Exercise task = Each line containing the word "with" must be reported.

Supplied data =

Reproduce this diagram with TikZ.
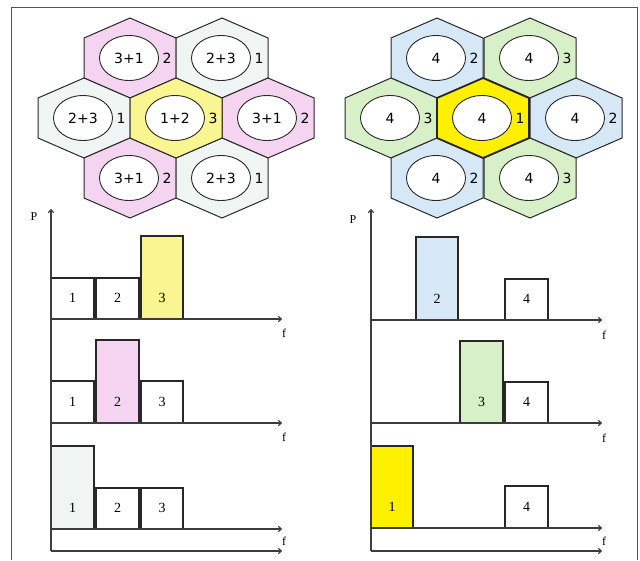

* * *

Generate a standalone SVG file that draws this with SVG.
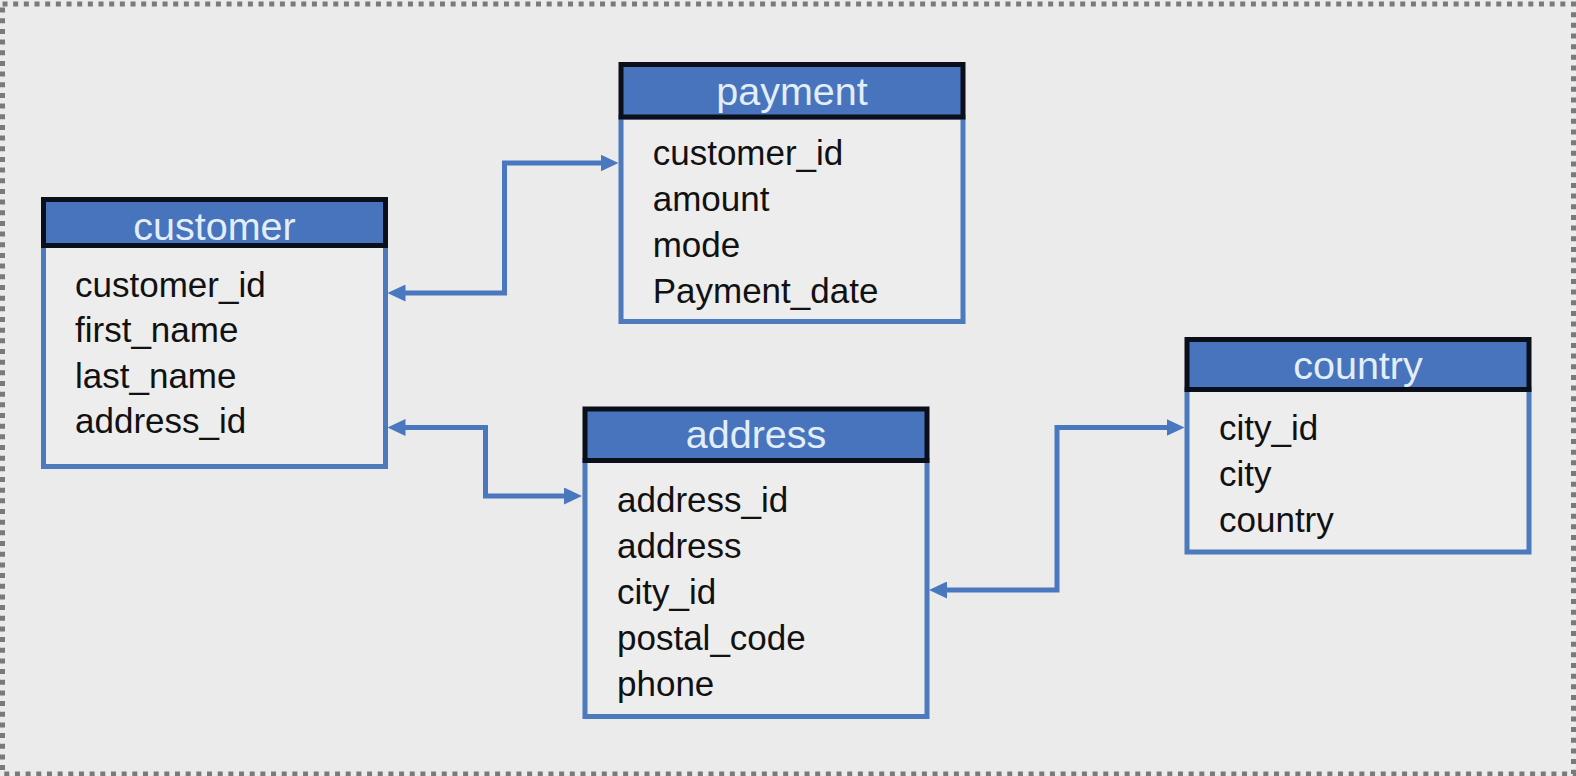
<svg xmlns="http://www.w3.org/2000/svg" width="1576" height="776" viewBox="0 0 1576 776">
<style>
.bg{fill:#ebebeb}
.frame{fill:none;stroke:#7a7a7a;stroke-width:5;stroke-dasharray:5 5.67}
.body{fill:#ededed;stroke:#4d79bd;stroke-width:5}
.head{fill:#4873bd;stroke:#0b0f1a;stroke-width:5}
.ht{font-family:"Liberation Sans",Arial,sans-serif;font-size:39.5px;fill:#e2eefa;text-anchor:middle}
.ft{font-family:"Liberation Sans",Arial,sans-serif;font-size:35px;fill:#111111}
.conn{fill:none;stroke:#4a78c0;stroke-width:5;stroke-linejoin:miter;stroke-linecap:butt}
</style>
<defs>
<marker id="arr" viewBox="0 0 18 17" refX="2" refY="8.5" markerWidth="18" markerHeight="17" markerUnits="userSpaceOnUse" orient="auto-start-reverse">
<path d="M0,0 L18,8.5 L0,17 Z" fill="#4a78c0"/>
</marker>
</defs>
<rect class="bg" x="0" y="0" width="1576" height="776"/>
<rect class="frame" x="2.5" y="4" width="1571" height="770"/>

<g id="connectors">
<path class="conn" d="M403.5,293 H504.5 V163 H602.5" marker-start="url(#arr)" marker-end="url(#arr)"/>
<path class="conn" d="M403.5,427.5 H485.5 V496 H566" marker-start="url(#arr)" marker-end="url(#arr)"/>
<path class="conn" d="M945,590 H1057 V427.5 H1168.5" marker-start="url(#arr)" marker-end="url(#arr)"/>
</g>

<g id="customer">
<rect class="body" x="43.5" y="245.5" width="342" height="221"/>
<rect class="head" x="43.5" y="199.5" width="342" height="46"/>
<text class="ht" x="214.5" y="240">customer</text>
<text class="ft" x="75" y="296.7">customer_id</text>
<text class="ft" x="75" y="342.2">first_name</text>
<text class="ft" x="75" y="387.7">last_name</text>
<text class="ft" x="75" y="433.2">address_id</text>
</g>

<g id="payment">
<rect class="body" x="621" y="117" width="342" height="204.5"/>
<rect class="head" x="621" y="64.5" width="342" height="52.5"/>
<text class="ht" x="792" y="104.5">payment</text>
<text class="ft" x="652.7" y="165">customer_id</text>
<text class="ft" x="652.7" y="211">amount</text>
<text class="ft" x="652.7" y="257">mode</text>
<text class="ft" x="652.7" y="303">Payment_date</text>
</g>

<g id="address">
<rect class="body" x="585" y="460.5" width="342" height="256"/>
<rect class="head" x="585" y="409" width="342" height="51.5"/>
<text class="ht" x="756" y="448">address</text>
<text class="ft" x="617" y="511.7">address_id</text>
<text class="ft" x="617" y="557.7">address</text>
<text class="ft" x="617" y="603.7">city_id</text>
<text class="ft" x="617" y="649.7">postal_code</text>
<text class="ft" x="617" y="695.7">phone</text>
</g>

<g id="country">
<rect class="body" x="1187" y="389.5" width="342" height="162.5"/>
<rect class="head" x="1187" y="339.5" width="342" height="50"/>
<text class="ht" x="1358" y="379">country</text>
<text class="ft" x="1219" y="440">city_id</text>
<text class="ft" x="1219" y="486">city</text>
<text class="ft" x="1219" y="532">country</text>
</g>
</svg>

---

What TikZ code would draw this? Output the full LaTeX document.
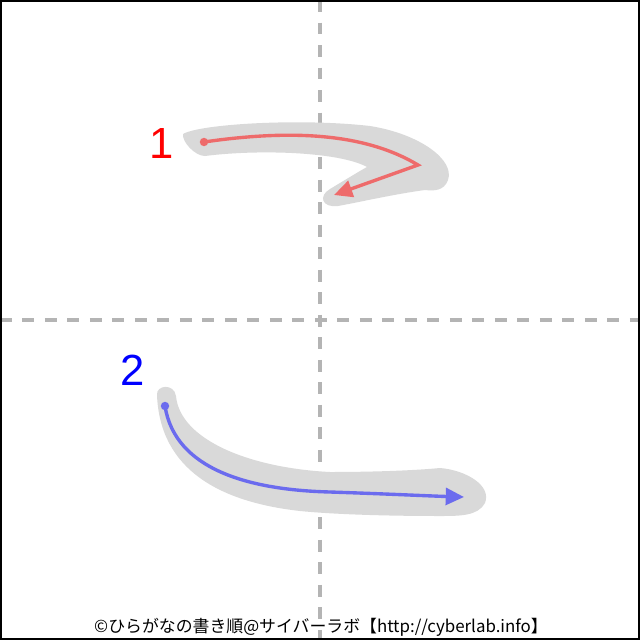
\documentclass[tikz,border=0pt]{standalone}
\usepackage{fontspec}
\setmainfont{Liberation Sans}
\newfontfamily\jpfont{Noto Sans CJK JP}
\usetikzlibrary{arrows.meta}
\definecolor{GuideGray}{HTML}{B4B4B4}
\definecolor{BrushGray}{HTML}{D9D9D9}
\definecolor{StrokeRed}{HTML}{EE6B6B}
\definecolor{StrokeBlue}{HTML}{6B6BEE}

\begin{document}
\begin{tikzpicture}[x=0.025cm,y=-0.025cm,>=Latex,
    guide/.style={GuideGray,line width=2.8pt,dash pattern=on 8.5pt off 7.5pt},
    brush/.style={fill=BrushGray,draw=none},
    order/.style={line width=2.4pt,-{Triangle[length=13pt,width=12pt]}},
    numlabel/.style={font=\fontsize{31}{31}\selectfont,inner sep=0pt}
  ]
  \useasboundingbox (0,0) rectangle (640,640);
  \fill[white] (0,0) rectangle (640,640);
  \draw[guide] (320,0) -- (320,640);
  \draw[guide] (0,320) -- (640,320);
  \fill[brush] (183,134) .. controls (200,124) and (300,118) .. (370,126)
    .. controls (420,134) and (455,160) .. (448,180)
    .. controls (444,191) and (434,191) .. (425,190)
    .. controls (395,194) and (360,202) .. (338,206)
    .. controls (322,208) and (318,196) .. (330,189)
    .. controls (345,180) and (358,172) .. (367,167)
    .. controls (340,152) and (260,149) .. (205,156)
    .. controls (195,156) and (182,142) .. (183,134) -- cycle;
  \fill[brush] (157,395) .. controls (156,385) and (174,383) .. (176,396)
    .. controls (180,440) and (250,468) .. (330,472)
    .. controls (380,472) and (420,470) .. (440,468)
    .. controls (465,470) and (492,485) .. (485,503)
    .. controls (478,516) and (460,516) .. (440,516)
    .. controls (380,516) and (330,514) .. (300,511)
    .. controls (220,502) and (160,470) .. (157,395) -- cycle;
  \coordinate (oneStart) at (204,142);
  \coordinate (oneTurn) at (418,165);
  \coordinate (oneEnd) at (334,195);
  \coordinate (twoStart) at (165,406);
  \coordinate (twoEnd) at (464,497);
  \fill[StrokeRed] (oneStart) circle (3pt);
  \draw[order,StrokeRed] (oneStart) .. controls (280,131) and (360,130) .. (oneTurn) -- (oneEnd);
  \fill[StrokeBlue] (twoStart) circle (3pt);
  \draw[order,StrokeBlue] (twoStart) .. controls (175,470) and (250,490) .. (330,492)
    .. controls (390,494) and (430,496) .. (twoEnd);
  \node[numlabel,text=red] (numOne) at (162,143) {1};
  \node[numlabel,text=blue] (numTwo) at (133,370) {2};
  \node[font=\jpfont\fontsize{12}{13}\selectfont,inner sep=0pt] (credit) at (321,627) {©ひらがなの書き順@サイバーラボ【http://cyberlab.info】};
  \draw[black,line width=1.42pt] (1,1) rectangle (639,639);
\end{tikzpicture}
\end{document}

Answer for this exercise =
Reproduce this diagram with TikZ.
Generate a standalone SVG file that draws this with SVG.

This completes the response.